## Your objective
Look at the data below and print exactly the lines from its first line through the line with "northridge = [0.66, 1.375, 2.51, 1.35]"; the pictures stay out of the copy.
begin Recorded information
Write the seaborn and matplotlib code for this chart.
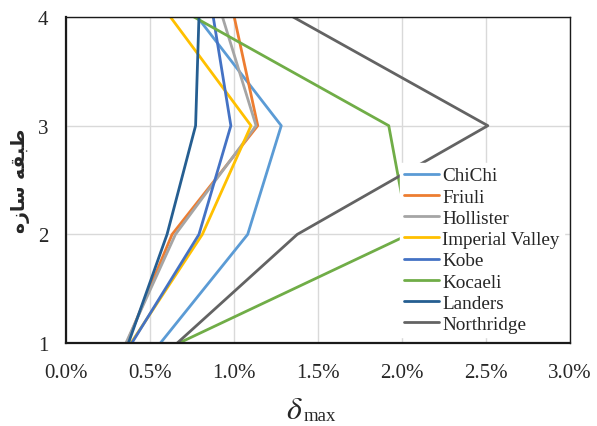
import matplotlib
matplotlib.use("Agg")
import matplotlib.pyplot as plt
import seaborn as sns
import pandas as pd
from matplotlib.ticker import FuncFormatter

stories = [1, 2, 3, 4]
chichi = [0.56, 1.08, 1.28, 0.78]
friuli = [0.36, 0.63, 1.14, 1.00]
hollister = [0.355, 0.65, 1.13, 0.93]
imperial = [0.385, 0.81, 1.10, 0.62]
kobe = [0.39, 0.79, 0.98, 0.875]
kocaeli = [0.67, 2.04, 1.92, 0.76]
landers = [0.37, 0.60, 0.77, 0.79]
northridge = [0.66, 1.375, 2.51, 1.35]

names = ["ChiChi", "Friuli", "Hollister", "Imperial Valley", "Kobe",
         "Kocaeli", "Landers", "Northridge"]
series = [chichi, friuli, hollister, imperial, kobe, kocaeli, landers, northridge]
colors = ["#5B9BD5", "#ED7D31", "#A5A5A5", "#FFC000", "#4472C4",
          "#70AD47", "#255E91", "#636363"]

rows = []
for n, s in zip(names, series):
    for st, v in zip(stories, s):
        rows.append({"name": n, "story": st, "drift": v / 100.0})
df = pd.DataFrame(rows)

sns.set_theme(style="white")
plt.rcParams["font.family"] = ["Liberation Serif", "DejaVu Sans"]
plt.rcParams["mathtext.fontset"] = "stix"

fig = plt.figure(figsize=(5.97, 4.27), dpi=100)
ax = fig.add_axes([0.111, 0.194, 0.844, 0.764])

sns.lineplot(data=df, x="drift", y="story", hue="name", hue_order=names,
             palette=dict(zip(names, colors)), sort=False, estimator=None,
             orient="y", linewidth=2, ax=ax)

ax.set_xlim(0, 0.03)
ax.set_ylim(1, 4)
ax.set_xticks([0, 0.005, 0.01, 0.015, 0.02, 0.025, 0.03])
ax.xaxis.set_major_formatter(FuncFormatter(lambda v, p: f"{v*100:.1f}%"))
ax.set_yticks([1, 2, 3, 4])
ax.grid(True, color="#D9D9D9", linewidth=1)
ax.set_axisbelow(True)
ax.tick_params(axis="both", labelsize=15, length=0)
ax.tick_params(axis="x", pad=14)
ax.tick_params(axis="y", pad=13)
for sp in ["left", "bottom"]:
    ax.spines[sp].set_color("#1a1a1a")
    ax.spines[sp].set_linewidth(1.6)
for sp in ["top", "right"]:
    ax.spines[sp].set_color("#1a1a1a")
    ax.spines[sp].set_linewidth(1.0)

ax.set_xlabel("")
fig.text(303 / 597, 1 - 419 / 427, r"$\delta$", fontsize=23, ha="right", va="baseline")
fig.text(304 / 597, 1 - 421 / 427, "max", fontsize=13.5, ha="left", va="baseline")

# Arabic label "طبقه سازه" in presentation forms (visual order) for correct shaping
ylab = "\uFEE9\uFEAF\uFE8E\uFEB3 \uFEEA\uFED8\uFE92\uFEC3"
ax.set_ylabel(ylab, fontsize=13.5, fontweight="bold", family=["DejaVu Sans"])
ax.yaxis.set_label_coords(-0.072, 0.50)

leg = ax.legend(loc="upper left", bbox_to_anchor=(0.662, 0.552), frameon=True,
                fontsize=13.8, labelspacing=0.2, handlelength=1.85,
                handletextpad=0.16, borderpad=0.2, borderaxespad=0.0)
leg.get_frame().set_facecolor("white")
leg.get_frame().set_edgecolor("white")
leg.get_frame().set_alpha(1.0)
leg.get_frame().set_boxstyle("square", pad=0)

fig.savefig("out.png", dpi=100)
end Recorded information
## Output
Write the seaborn and matplotlib code for this chart.
import matplotlib
matplotlib.use("Agg")
import matplotlib.pyplot as plt
import seaborn as sns
import pandas as pd
from matplotlib.ticker import FuncFormatter

stories = [1, 2, 3, 4]
chichi = [0.56, 1.08, 1.28, 0.78]
friuli = [0.36, 0.63, 1.14, 1.00]
hollister = [0.355, 0.65, 1.13, 0.93]
imperial = [0.385, 0.81, 1.10, 0.62]
kobe = [0.39, 0.79, 0.98, 0.875]
kocaeli = [0.67, 2.04, 1.92, 0.76]
landers = [0.37, 0.60, 0.77, 0.79]
northridge = [0.66, 1.375, 2.51, 1.35]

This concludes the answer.